Bedenkt man nun, dass nach § 594 ABGB ein Erbe in Rücksicht des ihm zugedachten Nachlasses kein fähiger Zeuge sein kann, muss dies in der hier zu beurteilenden Konstellation auch insoweit gelten, als die Bezeugung der unbestimmten Erbeinsetzung der anderen drei Erben automatisch auch jeweils das eigene Zuwachsrecht bezeugt und damit einen ‑ zumindest indirekt und bedingt ‑ dem jeweiligen Zeugen „zugedachten“ Nachlassteil.

Die Zuwendung der Erblasserin begünstigt damit im vorliegenden Fall nicht nur jeweils ausschließlich einen bestimmten Zeugen sondern aufgrund der unbestimmten Einsetzung jeweils alle Zeugen untrennbar gemeinsam.

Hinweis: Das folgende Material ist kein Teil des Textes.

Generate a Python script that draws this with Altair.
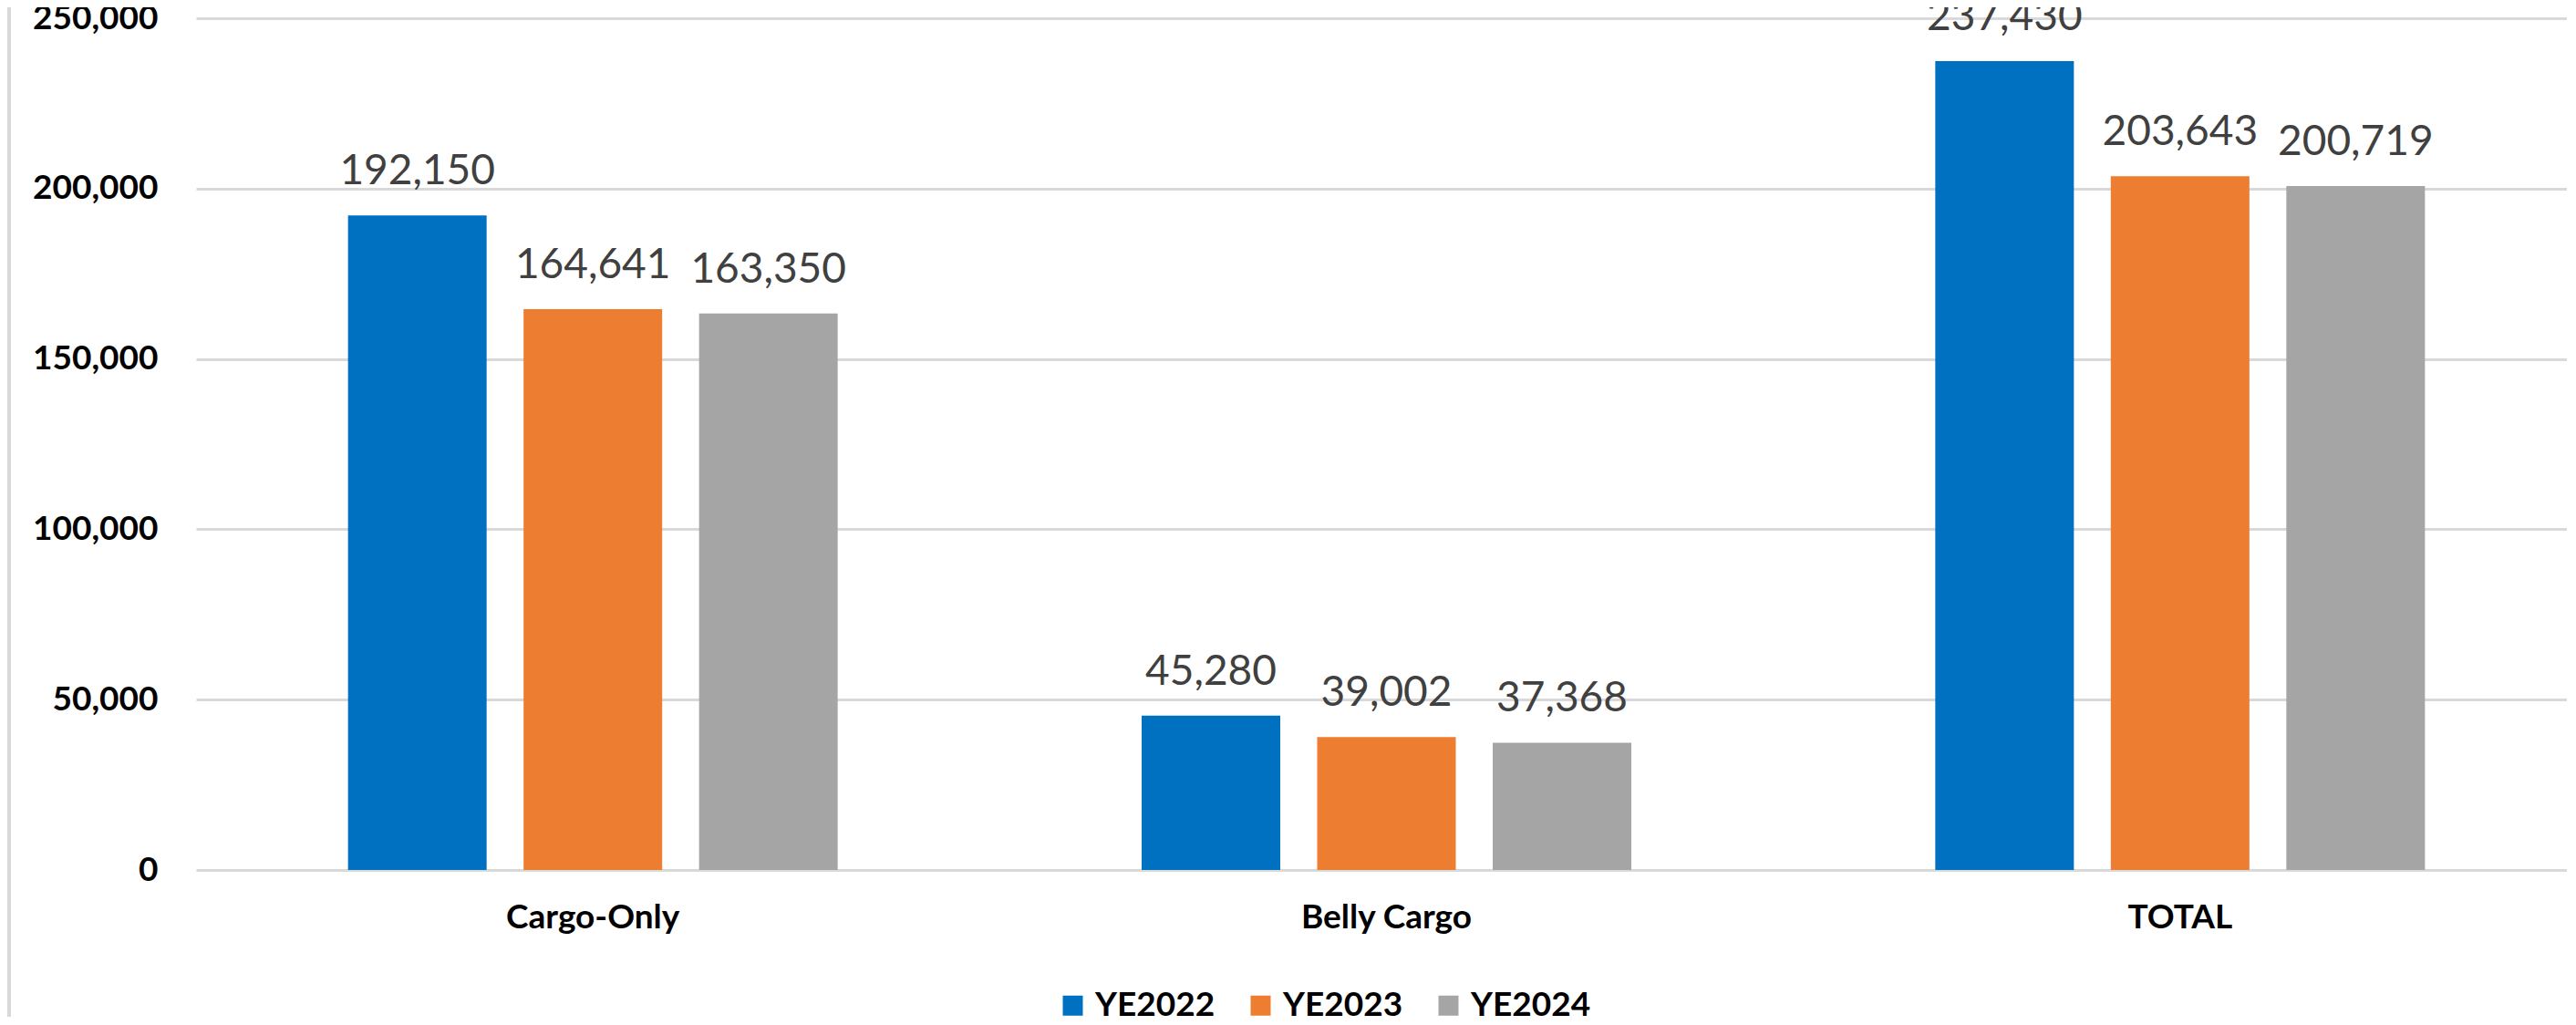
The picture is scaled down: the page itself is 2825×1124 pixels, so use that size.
import altair as alt
import pandas as pd

categories = ["Cargo-Only", "Belly Cargo", "TOTAL"]
series = ["YE2022", "YE2023", "YE2024"]
ye2022 = [192150, 45280, 237430]
ye2023 = [164641, 39002, 203643]
ye2024 = [163350, 37368, 200719]
colors = ["#0070C0", "#ED7D31", "#A5A5A5"]
y_ticks = [0, 50000, 100000, 150000, 200000, 250000]

rows = []
for s, vals in zip(series, [ye2022, ye2023, ye2024]):
    for c, v in zip(categories, vals):
        rows.append({"category": c, "series": s, "value": v})
df = pd.DataFrame(rows)

FONT = "Lato"

x_enc = alt.X(
    "category:N",
    sort=categories,
    scale=alt.Scale(range=[0, 2611], paddingInner=0.383, paddingOuter=0.1915),
    axis=alt.Axis(
        title=None, labelAngle=0, ticks=False, domain=False, grid=False,
        labelPadding=63, labelBaseline="alphabetic", labelLimit=0,
        labelFont=FONT, labelFontWeight="bold", labelFontSize=37, labelColor="#000000",
    ),
)
xoff_enc = alt.XOffset(
    "series:N", sort=series, scale=alt.Scale(paddingInner=0.2104, paddingOuter=0)
)
y_enc = alt.Y(
    "value:Q",
    scale=alt.Scale(domain=[0, 250000], nice=False),
    axis=alt.Axis(
        title=None, values=y_ticks, format=",.0f", ticks=False, domain=False,
        grid=True, gridColor="#D9D9D9", gridWidth=3, labelLimit=0,
        labelPadding=42, labelFont=FONT, labelFontWeight="bold",
        labelFontSize=37, labelColor="#000000",
    ),
)
color_enc = alt.Color(
    "series:N",
    scale=alt.Scale(domain=series, range=colors),
    legend=alt.Legend(
        title=None, orient="none", legendX=943, legendY=1064,
        direction="horizontal", symbolType="square", symbolSize=484,
        symbolStrokeWidth=0, labelFont=FONT, labelFontWeight="bold",
        labelFontSize=37, labelColor="#000000", labelOffset=6, labelLimit=0,
        columnPadding=31, padding=0,
    ),
)

base = alt.Chart(df)
bars = base.mark_bar().encode(x=x_enc, xOffset=xoff_enc, y=y_enc, color=color_enc)
labels = base.mark_text(
    font=FONT, fontSize=46, color="#404040", baseline="alphabetic", dy=-34
).encode(x=x_enc, xOffset=xoff_enc, y=y_enc, text=alt.Text("value:Q", format=",.0f"))

border = alt.Chart(df).mark_rule(color="#D9D9D9", strokeWidth=4).encode(
    x=alt.value(-205), y=alt.value(-12), y2=alt.value(1096)
)

chart = (
    alt.layer(bars, labels, border)
    .properties(
        width=2600, height=934,
        autosize=alt.AutoSizeParams(type="none"),
        padding={"left": 207, "top": 12, "right": 0, "bottom": 161},
        background="white",
    )
    .configure_view(stroke=None)
)

chart.save("out.html", embed_options={"renderer": "svg", "actions": False})
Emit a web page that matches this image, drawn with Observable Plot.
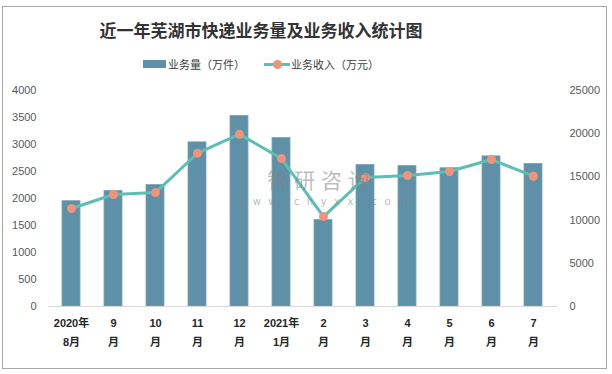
<!DOCTYPE html>
<html>
<head>
<meta charset="utf-8">
<script src="https://cdn.jsdelivr.net/npm/d3@7"></script>
<script src="https://cdn.jsdelivr.net/npm/@observablehq/plot@0.6"></script>
<style>
  html, body { margin: 0; padding: 0; background: #fff; }
  body { width: 612px; height: 374px; position: relative; overflow: hidden;
         font-family: "Liberation Sans", "Noto Sans CJK SC", sans-serif; }
  #frame { position: absolute; left: 2px; top: 6px; width: 605px; height: 363px;
           box-sizing: border-box; border: 1px solid #A6A6A6; pointer-events: none; }
  #title { position: absolute; left: 0; top: 19px; width: 522px; text-align: center;
           font-family: "Noto Sans CJK SC", sans-serif; font-weight: bold; font-size: 17px;
           line-height: 22px; color: #333; }
  .lg { position: absolute; top: 56px; font-family: "Noto Sans CJK SC", sans-serif;
        font-size: 11px; line-height: 16px; color: #404040; white-space: nowrap; }
  #chart { position: absolute; left: 0; top: 80px; z-index: 1; }
  .wm { position: absolute; z-index: 2; color: rgba(130,130,130,0.55); font-family: "Noto Sans CJK SC", sans-serif;
        white-space: nowrap; pointer-events: none; }
</style>
</head>
<body>
<div id="title">近一年芜湖市快递业务量及业务收入统计图</div>
<div id="legend"></div>
<div id="chart"></div>
<div class="wm" style="left:267px; top:168px; font-size:21px; letter-spacing:6px; line-height:22px;">智研咨询</div>
<div class="wm" style="left:237px; top:196px; font-size:10px; letter-spacing:7.5px; line-height:11px; font-family:'DejaVu Sans',sans-serif;">www.chyxx.com</div>
<div id="frame"></div>
<script>
const categories = ["2020年8月","9月","10月","11月","12月","2021年1月","2月","3月","4月","5月","6月","7月"];
const labelLine1 = ["2020年","9","10","11","12","2021年","2","3","4","5","6","7"];
const labelLine2 = ["8月","月","月","月","月","1月","月","月","月","月","月","月"];
const volume = [1950, 2140, 2250, 3040, 3530, 3120, 1600, 2620, 2600, 2560, 2780, 2640];
const revenue = [11340, 12960, 13190, 17740, 19940, 17120, 10410, 14930, 15160, 15620, 17010, 15080];
const leftTicks = [0, 500, 1000, 1500, 2000, 2500, 3000, 3500, 4000];
const rightTicks = [0, 5000, 10000, 15000, 20000, 25000];
const seriesNames = ["业务量（万件）", "业务收入（万元）"];

const barColor = "#5E91A8";
const lineColor = "#5BBFB3";
const dotColor = "#F0937B";

const leftMax = 4000, rightMax = 25000;
const k = leftMax / rightMax;

const data = categories.map((c, i) => ({cat: c, volume: volume[i], revenue: revenue[i]}));
const idx = d => categories.indexOf(d);

const chart = Plot.plot({
  width: 612,
  height: 294,
  marginTop: 10,
  marginBottom: 68,
  marginLeft: 48,
  marginRight: 55,
  style: {fontFamily: "'Liberation Sans', 'Noto Sans CJK SC', sans-serif", background: "transparent"},
  x: {domain: categories, paddingInner: 0.56, paddingOuter: 0.28, axis: null, label: null},
  y: {domain: [0, leftMax], axis: null, label: null},
  marks: [
    Plot.axisY(leftTicks, {anchor: "left", label: null, tickSize: 0, tickPadding: 12, fontSize: 11, fill: "#595959", tickFormat: d => String(d)}),
    Plot.axisY(rightTicks.map(v => v * k), {anchor: "right", label: null, tickSize: 0, tickPadding: 12, fontSize: 11, fill: "#595959", tickFormat: d => String(Math.round(d / k))}),
    Plot.barY(data, {x: "cat", y: "volume", fill: barColor, stroke: "#76A3B7", strokeWidth: 0.8}),
    Plot.ruleY([0], {stroke: "#D9D9D9", strokeWidth: 1}),
    Plot.line(data, {x: "cat", y: d => d.revenue * k, stroke: lineColor, strokeWidth: 3}),
    Plot.dot(data, {x: "cat", y: d => d.revenue * k, r: 4.5, fill: dotColor, stroke: null}),
    Plot.axisX({label: null, tickSize: 0, tickPadding: 13, fontSize: 11, fontWeight: "bold", fill: "#262626", tickFormat: d => labelLine1[idx(d)]}),
    Plot.axisX({label: null, tickSize: 0, tickPadding: 32, fontSize: 11, fontWeight: "bold", fill: "#262626", tickFormat: d => labelLine2[idx(d)]})
  ]
});
document.getElementById("chart").appendChild(chart);

// legend
const lg = document.getElementById("legend");
lg.innerHTML = `
  <div style="position:absolute; left:143px; top:60px; width:23px; height:8px; background:${barColor};"></div>
  <div class="lg" style="left:168px;">${seriesNames[0]}</div>
  <div style="position:absolute; left:264px; top:62.5px; width:26px; height:3px; background:${lineColor};"></div>
  <div style="position:absolute; left:272.5px; top:59.5px; width:9px; height:9px; border-radius:50%; background:${dotColor};"></div>
  <div class="lg" style="left:291px;">${seriesNames[1]}</div>
`;
</script>
</body>
</html>
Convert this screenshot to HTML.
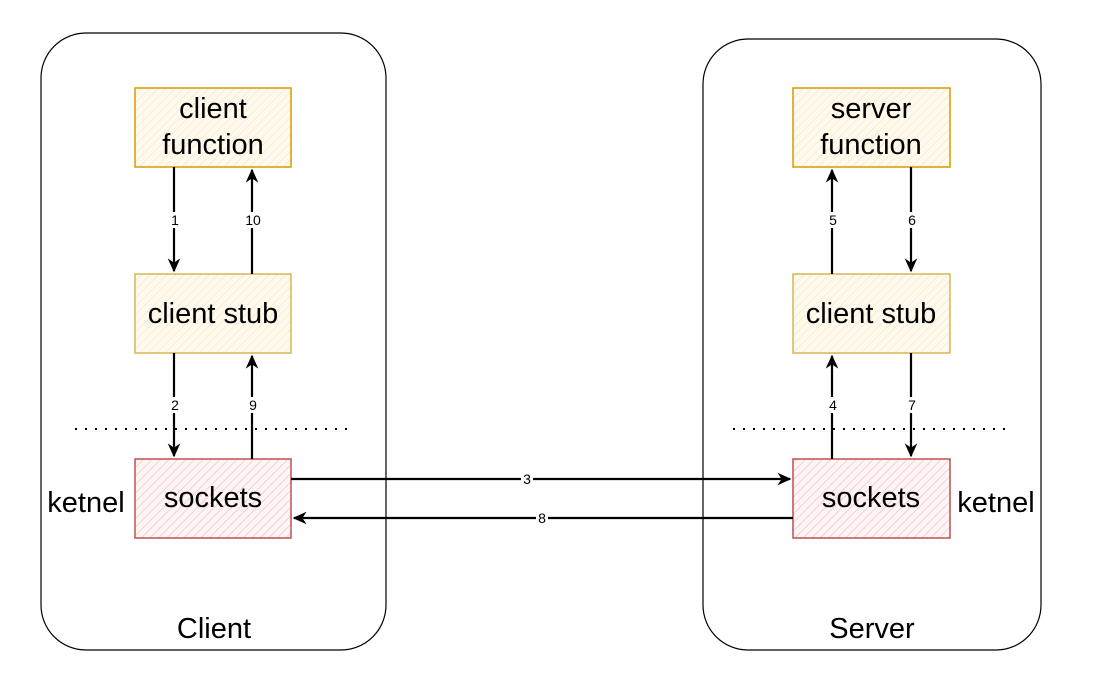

5.6. Der erkennende Senat ist daher im Hinblick auf die vorliegende unbestimmte Erbeinsetzung der Personen, die gleichzeitig als Testamentszeugen dienen sollen, der Ansicht, dass mangels Unabhängigkeit der Anteile von einander und selbstständiger Bestandskraft der einzelnen Erbeinsetzung ohne Auswirkung auf die übrigen Erben nicht davon ausgegangen werden kann, dass hier drei „von den gedachten Personen“ verschiedene Zeugen iSd § 594 letzter Satz ABGB vorhanden sind.

Mangels formgültigen Testaments waren in Wiederherstellung der erstinstanzlichen Entscheidung die Erbantrittserklärungen der vier das Bestehen eines mündlichen Testaments behauptenden Einschreiter abzuweisen.

6. Die Kostenentscheidung gründet sich auf § 78 AußStrG.